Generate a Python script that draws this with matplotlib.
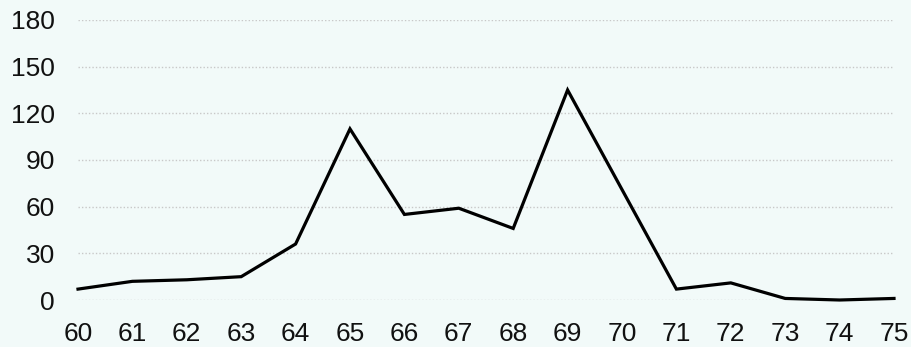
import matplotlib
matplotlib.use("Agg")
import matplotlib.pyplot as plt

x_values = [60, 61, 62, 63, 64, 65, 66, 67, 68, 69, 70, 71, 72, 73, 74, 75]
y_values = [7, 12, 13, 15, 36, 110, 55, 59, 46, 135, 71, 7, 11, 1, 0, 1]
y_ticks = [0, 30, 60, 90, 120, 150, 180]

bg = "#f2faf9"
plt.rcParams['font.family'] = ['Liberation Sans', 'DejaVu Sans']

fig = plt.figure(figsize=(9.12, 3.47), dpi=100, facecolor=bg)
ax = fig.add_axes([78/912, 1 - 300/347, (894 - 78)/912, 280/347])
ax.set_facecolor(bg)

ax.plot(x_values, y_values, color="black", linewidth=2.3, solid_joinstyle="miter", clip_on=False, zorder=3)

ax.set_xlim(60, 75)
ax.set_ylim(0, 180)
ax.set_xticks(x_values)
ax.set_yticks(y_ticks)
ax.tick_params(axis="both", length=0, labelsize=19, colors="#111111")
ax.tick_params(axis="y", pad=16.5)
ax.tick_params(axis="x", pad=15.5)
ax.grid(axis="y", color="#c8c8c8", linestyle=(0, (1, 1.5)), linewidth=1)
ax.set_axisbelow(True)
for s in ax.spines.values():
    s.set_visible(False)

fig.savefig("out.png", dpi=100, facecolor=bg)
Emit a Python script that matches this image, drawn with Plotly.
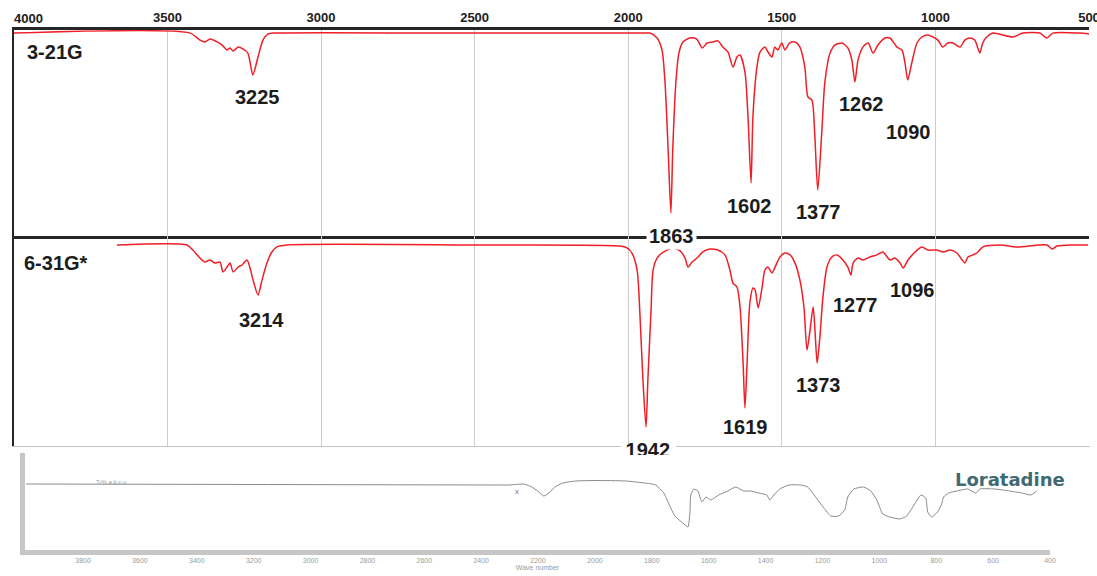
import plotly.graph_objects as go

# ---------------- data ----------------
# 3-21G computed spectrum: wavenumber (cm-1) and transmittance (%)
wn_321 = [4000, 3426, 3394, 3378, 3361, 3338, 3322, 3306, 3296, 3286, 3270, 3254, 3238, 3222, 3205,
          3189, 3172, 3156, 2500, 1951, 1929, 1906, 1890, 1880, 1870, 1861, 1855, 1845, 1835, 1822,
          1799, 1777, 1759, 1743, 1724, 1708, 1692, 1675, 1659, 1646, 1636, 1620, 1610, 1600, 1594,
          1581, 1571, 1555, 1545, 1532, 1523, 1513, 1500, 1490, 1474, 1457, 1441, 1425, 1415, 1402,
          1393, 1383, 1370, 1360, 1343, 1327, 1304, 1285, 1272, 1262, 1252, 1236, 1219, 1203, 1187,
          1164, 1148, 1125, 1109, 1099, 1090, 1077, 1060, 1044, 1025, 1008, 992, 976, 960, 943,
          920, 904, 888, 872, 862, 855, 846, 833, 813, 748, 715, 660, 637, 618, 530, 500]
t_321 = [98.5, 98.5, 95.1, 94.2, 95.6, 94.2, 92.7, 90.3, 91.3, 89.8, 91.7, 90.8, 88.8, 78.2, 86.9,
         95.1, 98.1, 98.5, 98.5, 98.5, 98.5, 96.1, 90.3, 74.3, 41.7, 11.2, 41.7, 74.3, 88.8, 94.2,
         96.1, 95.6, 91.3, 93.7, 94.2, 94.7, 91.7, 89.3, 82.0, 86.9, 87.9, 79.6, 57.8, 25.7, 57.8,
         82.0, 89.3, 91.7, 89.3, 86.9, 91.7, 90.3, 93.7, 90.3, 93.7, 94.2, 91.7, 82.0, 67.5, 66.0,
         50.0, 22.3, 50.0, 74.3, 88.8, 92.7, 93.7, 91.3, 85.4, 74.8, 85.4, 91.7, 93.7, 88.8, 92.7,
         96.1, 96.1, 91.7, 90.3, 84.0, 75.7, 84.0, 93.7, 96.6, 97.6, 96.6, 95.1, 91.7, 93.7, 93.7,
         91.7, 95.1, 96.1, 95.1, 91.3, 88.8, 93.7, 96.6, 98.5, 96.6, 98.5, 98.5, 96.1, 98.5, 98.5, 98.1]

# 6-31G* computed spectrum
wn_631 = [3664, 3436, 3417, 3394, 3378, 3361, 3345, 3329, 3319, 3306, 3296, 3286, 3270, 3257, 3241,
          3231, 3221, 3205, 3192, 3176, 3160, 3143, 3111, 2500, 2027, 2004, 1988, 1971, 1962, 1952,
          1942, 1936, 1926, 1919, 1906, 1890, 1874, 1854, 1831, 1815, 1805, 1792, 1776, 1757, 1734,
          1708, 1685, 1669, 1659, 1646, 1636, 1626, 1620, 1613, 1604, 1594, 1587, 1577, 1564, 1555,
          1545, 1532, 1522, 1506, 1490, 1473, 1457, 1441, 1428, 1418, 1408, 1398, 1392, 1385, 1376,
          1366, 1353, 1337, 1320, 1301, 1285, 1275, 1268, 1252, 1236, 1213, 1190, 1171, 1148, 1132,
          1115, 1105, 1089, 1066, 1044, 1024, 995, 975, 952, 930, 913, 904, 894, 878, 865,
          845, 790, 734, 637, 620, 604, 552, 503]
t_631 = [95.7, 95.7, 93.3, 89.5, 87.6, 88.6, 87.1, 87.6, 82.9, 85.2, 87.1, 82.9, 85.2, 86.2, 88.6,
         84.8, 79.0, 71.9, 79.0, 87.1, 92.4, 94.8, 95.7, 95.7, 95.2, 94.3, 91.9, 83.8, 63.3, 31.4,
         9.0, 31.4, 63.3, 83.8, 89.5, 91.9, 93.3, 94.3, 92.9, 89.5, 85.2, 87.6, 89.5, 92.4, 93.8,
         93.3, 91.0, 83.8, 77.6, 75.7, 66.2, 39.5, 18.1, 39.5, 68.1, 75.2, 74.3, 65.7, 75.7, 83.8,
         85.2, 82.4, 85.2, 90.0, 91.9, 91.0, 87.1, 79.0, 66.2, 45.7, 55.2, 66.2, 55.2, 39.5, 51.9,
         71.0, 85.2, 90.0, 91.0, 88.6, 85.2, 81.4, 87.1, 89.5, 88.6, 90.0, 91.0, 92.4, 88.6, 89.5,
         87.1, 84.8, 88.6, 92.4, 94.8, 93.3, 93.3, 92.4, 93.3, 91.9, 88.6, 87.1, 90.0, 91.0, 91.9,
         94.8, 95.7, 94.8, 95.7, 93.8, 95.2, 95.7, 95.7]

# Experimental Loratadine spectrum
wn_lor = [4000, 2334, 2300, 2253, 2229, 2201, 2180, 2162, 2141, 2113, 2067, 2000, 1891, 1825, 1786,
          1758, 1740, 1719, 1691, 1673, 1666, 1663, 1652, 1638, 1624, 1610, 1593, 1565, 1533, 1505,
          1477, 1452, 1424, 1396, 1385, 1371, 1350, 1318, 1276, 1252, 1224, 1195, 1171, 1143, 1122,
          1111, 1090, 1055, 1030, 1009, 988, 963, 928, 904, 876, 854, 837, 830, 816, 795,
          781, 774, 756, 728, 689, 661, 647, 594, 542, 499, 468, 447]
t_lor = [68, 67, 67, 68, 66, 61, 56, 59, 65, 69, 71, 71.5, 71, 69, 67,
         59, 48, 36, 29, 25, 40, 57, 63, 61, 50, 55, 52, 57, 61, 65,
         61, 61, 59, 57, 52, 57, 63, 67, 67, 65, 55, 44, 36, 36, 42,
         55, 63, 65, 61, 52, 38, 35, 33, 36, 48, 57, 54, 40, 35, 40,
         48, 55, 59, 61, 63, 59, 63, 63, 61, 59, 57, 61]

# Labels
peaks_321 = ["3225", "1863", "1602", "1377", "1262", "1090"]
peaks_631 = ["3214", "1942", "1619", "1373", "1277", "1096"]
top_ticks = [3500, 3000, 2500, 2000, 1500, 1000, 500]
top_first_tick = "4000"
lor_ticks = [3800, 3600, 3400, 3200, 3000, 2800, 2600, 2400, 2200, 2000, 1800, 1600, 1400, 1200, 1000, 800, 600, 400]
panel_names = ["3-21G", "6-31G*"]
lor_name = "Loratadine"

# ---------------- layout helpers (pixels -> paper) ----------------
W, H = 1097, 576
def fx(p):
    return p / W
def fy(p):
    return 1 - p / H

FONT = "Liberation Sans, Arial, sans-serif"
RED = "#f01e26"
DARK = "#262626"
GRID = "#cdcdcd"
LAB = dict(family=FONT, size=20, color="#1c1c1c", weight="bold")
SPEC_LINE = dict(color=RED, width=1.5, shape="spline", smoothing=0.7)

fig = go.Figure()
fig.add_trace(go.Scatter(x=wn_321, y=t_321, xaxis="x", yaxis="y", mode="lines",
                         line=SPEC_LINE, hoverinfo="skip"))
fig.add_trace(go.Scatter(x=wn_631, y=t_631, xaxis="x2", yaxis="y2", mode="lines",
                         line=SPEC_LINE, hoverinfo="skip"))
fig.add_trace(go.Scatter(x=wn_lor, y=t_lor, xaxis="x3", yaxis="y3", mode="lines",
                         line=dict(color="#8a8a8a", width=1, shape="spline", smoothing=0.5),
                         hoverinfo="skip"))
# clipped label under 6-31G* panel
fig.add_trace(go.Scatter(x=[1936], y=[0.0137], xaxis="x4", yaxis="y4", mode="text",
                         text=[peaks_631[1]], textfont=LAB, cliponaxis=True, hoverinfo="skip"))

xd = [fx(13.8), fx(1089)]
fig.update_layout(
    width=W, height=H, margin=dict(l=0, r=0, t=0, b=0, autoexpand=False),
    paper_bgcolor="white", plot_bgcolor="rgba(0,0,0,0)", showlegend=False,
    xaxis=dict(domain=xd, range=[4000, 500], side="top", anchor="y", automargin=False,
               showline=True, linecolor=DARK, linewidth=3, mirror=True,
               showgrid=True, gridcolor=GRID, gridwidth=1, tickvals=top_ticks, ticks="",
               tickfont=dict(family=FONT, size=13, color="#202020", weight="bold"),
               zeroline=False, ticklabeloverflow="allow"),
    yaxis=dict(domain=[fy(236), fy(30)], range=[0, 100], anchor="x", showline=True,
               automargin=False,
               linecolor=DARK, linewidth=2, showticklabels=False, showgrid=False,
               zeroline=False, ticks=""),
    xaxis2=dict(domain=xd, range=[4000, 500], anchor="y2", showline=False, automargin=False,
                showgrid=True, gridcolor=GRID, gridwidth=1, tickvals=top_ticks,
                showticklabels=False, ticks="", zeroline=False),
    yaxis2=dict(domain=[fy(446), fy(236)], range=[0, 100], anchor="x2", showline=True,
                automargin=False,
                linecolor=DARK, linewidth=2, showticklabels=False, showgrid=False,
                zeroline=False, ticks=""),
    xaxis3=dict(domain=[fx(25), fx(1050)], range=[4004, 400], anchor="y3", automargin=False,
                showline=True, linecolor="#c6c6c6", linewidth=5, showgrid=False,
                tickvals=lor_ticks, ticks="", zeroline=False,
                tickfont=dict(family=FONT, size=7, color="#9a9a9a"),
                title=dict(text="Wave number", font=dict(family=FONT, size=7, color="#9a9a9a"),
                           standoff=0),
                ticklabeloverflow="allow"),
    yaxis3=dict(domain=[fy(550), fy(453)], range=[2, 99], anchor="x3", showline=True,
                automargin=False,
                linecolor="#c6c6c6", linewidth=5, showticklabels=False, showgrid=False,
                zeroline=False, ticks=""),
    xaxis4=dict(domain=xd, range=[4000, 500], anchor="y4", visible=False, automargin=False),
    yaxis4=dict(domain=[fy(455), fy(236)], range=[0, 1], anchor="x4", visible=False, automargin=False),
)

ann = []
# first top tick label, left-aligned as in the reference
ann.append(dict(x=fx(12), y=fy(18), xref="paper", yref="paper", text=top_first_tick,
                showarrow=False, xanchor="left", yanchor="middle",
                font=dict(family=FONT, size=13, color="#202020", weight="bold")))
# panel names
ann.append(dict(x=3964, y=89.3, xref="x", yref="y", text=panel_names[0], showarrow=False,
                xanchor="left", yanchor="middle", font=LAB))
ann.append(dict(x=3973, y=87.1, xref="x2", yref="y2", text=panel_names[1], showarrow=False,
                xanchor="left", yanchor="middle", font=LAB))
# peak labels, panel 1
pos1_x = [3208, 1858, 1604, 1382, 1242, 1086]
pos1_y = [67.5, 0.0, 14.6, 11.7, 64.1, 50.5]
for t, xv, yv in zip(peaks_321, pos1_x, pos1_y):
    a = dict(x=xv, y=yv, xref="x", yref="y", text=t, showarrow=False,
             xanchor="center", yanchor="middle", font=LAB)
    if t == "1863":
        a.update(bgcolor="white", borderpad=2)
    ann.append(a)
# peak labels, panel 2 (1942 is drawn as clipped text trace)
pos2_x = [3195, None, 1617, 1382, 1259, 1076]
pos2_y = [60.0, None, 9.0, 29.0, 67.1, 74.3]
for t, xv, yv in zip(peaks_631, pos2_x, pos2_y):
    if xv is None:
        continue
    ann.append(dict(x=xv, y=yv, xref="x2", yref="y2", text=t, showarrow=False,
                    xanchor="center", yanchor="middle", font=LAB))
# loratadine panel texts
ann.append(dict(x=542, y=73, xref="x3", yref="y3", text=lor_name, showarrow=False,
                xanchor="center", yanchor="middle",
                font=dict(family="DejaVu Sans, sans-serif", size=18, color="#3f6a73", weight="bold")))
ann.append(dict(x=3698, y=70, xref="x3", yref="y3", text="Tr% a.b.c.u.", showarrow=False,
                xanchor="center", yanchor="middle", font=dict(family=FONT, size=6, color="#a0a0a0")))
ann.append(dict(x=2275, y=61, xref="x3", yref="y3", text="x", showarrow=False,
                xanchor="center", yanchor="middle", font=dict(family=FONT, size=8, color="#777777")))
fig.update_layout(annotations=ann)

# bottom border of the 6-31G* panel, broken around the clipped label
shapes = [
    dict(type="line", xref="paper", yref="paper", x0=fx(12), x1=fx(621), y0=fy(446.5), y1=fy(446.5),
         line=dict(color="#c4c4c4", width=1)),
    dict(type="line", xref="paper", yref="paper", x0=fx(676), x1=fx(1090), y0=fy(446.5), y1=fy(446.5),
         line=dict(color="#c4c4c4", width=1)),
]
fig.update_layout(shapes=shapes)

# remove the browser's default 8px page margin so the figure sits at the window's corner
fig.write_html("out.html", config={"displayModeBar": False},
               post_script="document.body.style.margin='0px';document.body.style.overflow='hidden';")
§ §
- **Exercise**
In the listing above, find the line with "Emit a Python" and the line with "import plotly.graph_objects as go". Copy exactly those lines and all between them, minus the images.

- **Answer to this problem**
Emit a Python script that matches this image, drawn with Plotly.
import plotly.graph_objects as go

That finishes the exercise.